3. Simulate time t = 0, 1, 2, ...: a. If cooldown has a task ready at time t, push it back onto the heap. b. If the heap is non-empty, pop the most frequent task, run it (decrement count), and if count > 0, add (count, t + n + 1) to the cooldown queue. c. Increment t.
4. Return t.

Solution

import heapq
from collections import Counter, deque

def leastInterval(tasks, n):
    counts = Counter(tasks)
    # Max-heap via negation
    heap = [-c for c in counts.values()]
    heapq.heapify(heap)

    cooldown = deque()  # (negative_remaining_count, available_at_time)
    t = 0

    while heap or cooldown:
        # Release tasks whose cooldown has expired
        if cooldown and cooldown[0][1] <= t:
            heapq.heappush(heap, cooldown.popleft()[0])

        if heap:
            count = heapq.heappop(heap) + 1  # increment because count is negative
            if count < 0:  # still has remaining runs
                cooldown.append((count, t + n + 1))
        # else: idle this cycle

        t += 1

    return t


print(leastInterval(["A","A","A","B","B","B"], 2))  # 8
print(leastInterval(["A","A","A","B","B","B"], 0))  # 6
print(leastInterval(["A","A","A","A","B","B"], 2))  # 10

Complexity

• Time: O(t) where t is the total intervals (bounded by O(tasks * n))
• Space: O(1) — at most 26 task types in heap and queue

Common Pitfalls

Forgetting the max(len(tasks), formula) in the math approach. When tasks are diverse and n is small, there’s no idle time and the answer is simply the number of tasks. The formula can undercount in that case.
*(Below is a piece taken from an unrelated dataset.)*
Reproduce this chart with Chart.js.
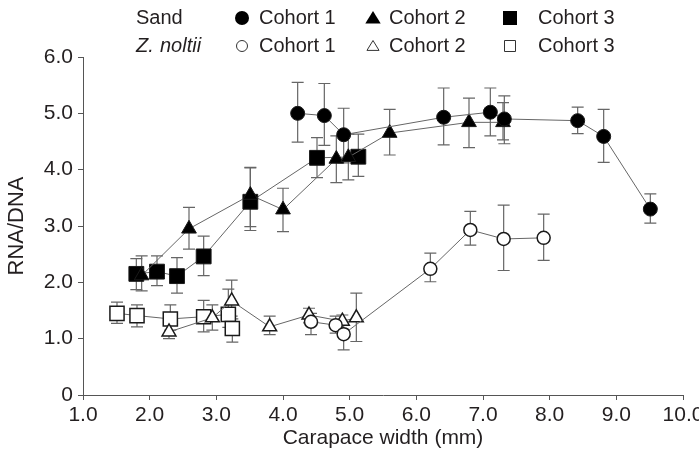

Simulation: not checking the cooldown queue before idling. If you forget to check whether the cooldown has released a task before declaring an idle cycle, you’ll over-count intervals.

Off-by-one on cooldown availability. A task run at time t is available again at time t + n + 1, not t + n. The cooldown lasts n intervals after the task runs, so n + 1 total steps later.